> [Given exercise]
Find all the lines with "matplotlib" and gather them.

> [Available data]

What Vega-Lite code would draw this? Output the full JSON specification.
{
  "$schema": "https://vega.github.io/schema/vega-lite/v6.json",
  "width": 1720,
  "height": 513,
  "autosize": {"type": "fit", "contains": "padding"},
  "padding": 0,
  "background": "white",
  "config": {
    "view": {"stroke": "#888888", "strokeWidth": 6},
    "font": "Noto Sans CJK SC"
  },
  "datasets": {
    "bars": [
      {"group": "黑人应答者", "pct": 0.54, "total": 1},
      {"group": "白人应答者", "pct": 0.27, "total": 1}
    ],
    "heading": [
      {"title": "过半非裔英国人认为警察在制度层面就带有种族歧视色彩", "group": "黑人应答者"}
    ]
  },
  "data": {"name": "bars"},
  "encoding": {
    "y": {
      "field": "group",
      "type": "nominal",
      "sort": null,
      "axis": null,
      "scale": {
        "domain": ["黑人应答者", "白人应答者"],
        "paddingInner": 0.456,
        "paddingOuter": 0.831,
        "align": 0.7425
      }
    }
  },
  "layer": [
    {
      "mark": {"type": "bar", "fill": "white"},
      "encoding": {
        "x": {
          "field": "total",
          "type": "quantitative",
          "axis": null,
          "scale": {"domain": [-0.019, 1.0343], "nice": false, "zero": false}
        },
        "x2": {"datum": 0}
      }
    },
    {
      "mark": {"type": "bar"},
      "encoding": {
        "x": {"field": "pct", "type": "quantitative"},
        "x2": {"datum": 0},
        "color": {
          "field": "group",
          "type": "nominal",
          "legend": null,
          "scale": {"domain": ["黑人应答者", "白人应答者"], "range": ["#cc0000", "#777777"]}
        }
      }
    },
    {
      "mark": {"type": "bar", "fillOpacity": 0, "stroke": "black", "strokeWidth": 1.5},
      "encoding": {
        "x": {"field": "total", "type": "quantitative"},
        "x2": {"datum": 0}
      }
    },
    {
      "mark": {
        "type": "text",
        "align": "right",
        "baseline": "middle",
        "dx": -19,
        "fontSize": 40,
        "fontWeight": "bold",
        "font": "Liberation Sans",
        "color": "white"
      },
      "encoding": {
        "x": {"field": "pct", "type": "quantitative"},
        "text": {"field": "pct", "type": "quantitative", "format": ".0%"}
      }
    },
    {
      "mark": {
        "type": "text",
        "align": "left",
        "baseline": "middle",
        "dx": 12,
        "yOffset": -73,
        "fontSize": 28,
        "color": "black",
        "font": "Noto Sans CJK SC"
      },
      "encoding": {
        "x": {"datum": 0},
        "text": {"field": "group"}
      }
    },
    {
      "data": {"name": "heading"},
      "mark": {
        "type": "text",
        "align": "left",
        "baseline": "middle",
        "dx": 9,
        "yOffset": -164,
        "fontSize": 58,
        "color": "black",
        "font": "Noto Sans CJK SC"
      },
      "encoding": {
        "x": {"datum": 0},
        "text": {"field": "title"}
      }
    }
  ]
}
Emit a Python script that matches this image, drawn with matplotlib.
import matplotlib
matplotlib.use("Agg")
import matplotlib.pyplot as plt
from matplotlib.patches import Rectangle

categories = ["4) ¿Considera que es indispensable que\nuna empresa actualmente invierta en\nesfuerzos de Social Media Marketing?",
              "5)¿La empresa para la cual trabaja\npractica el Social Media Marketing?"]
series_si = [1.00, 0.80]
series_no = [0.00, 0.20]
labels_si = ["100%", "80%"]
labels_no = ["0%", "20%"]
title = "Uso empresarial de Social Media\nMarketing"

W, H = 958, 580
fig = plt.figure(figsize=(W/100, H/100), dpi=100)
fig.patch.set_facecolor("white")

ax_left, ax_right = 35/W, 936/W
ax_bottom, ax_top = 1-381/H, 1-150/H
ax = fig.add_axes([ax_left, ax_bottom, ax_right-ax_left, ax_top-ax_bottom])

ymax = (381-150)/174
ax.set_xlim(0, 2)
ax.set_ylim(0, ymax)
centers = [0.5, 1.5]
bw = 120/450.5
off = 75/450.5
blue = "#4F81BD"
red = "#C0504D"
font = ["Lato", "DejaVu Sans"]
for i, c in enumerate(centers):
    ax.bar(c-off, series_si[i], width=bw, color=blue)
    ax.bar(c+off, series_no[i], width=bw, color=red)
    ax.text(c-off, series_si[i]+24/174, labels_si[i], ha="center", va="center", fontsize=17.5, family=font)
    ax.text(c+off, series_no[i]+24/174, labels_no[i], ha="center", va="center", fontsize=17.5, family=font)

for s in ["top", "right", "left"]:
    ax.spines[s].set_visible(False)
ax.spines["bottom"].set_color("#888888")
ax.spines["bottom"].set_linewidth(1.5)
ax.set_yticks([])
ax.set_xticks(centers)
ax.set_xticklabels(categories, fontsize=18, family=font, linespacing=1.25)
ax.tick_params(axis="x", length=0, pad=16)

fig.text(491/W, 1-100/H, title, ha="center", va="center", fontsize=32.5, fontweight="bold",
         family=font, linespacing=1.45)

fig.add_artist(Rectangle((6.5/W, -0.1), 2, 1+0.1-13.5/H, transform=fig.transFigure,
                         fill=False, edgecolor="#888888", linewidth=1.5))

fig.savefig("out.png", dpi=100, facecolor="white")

> [Exercise answer]
Emit a Python script that matches this image, drawn with matplotlib.
import matplotlib
matplotlib.use("Agg")
import matplotlib.pyplot as plt
from matplotlib.patches import Rectangle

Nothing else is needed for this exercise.